• Short problem: Working from the top of the listing below, retype each line through the line containing "import plotly.graph_objects as go", both included, with no pictures.

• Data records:

━━━━━━

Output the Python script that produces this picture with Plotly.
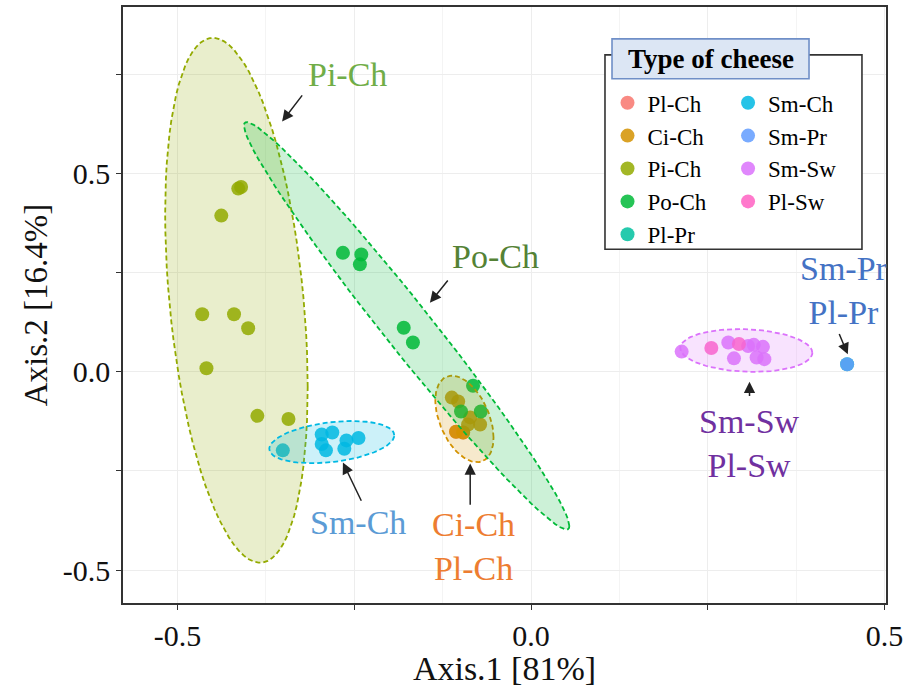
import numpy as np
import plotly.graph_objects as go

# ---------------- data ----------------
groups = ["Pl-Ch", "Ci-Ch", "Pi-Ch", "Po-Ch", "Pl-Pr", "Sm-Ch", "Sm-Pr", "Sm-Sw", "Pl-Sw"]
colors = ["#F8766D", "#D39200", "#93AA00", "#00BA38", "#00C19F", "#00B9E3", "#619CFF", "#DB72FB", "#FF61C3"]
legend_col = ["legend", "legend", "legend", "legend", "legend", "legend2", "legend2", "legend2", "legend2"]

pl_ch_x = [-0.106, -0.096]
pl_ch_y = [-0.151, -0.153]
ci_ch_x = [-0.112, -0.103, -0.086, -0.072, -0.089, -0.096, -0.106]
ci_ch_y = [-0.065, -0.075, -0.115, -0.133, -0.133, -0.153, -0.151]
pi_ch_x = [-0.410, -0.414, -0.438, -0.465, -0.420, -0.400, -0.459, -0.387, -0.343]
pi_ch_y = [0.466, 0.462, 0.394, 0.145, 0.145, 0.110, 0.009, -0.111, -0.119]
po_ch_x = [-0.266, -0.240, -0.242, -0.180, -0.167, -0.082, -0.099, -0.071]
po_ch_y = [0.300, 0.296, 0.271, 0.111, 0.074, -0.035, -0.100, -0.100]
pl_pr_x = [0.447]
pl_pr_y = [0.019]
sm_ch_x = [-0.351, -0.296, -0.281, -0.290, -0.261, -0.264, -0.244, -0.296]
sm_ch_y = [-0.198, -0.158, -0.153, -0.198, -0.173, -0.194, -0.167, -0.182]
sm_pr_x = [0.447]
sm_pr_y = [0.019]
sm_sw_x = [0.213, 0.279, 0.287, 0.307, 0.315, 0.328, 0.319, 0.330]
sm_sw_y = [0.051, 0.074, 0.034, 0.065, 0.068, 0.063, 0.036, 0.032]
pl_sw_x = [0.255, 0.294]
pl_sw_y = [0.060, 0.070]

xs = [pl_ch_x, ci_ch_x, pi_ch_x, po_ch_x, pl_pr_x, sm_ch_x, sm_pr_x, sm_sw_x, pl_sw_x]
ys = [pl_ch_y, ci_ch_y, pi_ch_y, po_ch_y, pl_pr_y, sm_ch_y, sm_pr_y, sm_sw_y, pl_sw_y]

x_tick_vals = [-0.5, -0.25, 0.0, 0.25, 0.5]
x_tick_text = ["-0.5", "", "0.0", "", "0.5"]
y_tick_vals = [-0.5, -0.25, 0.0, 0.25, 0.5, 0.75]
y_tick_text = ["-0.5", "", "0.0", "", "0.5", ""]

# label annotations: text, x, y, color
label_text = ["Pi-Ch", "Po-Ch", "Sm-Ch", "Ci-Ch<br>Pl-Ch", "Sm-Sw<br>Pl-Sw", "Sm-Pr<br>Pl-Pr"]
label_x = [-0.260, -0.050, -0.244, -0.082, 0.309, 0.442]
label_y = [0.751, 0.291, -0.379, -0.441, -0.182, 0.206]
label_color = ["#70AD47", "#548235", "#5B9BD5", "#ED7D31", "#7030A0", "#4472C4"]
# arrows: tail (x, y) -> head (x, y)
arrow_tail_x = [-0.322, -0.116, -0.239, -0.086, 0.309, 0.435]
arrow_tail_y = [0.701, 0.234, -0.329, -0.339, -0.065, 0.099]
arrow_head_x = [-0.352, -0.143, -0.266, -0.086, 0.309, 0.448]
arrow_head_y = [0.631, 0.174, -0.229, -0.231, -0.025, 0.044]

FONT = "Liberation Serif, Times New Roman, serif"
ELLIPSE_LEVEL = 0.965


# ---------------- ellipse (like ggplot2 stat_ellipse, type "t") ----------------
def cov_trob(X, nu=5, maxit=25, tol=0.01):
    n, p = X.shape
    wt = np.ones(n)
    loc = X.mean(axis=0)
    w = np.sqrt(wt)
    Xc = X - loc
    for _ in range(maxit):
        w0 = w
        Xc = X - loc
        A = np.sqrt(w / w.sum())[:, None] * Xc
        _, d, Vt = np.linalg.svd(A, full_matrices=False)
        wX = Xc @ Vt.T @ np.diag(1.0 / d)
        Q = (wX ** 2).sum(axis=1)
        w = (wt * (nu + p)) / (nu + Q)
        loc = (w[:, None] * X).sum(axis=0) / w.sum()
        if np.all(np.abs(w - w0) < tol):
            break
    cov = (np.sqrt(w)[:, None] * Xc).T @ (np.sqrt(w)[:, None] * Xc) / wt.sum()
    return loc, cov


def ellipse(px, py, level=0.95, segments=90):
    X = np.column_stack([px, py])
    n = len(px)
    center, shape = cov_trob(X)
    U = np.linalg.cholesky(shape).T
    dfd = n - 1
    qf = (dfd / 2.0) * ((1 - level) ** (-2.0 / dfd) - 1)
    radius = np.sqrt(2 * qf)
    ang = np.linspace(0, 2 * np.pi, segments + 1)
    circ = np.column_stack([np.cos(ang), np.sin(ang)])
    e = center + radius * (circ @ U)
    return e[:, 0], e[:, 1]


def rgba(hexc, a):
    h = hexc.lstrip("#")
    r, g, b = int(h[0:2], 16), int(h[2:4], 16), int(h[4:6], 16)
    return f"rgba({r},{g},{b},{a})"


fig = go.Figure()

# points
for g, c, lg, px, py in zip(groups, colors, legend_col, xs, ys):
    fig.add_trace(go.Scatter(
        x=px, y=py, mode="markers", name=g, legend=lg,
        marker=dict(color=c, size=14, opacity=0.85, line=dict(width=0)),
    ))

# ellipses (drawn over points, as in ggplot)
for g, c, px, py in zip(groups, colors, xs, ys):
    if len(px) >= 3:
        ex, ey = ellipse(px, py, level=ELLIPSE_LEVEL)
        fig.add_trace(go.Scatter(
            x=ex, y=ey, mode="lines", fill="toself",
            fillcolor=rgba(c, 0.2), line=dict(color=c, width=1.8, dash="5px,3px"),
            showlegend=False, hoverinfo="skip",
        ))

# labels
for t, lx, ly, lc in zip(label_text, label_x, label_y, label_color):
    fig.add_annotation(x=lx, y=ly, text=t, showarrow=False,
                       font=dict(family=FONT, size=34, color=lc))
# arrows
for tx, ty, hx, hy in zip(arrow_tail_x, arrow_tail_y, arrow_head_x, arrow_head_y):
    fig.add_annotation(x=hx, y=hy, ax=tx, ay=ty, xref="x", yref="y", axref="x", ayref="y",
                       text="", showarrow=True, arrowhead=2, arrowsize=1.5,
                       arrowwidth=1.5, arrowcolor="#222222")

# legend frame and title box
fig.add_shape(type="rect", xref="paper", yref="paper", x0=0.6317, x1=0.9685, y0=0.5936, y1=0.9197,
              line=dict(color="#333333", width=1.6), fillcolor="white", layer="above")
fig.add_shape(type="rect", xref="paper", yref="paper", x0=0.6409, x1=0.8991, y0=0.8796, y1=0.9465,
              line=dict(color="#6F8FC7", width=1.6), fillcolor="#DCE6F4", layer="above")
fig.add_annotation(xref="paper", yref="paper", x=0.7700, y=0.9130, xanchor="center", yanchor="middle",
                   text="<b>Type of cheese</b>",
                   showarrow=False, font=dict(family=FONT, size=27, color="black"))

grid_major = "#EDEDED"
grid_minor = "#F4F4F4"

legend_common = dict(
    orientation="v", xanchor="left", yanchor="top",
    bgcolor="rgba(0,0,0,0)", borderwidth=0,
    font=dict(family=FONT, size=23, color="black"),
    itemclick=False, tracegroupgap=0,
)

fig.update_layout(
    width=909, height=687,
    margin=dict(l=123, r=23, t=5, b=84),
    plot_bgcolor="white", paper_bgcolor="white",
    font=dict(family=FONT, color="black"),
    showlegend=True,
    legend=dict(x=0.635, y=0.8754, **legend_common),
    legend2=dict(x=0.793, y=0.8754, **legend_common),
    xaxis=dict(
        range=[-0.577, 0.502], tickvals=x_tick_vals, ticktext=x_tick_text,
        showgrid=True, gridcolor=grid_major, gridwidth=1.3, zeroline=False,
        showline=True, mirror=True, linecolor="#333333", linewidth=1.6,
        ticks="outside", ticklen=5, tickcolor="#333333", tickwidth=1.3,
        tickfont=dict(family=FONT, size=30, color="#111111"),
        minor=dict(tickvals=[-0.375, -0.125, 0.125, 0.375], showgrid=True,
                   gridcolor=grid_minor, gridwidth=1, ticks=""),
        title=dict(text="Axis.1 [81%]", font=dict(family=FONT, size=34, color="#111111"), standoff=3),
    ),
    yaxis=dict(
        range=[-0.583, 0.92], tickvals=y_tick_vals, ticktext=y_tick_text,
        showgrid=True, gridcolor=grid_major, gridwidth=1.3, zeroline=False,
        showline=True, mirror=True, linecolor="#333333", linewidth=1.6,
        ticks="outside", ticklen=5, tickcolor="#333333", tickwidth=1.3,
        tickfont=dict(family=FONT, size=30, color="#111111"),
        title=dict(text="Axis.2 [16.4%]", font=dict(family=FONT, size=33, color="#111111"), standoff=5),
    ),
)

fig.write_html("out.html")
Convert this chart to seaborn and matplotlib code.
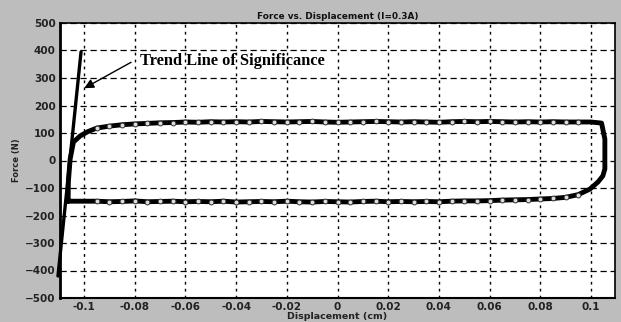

━━━━━━

• Task solution:
Output the Python script that produces this picture with Plotly.
import numpy as np
import plotly.graph_objects as go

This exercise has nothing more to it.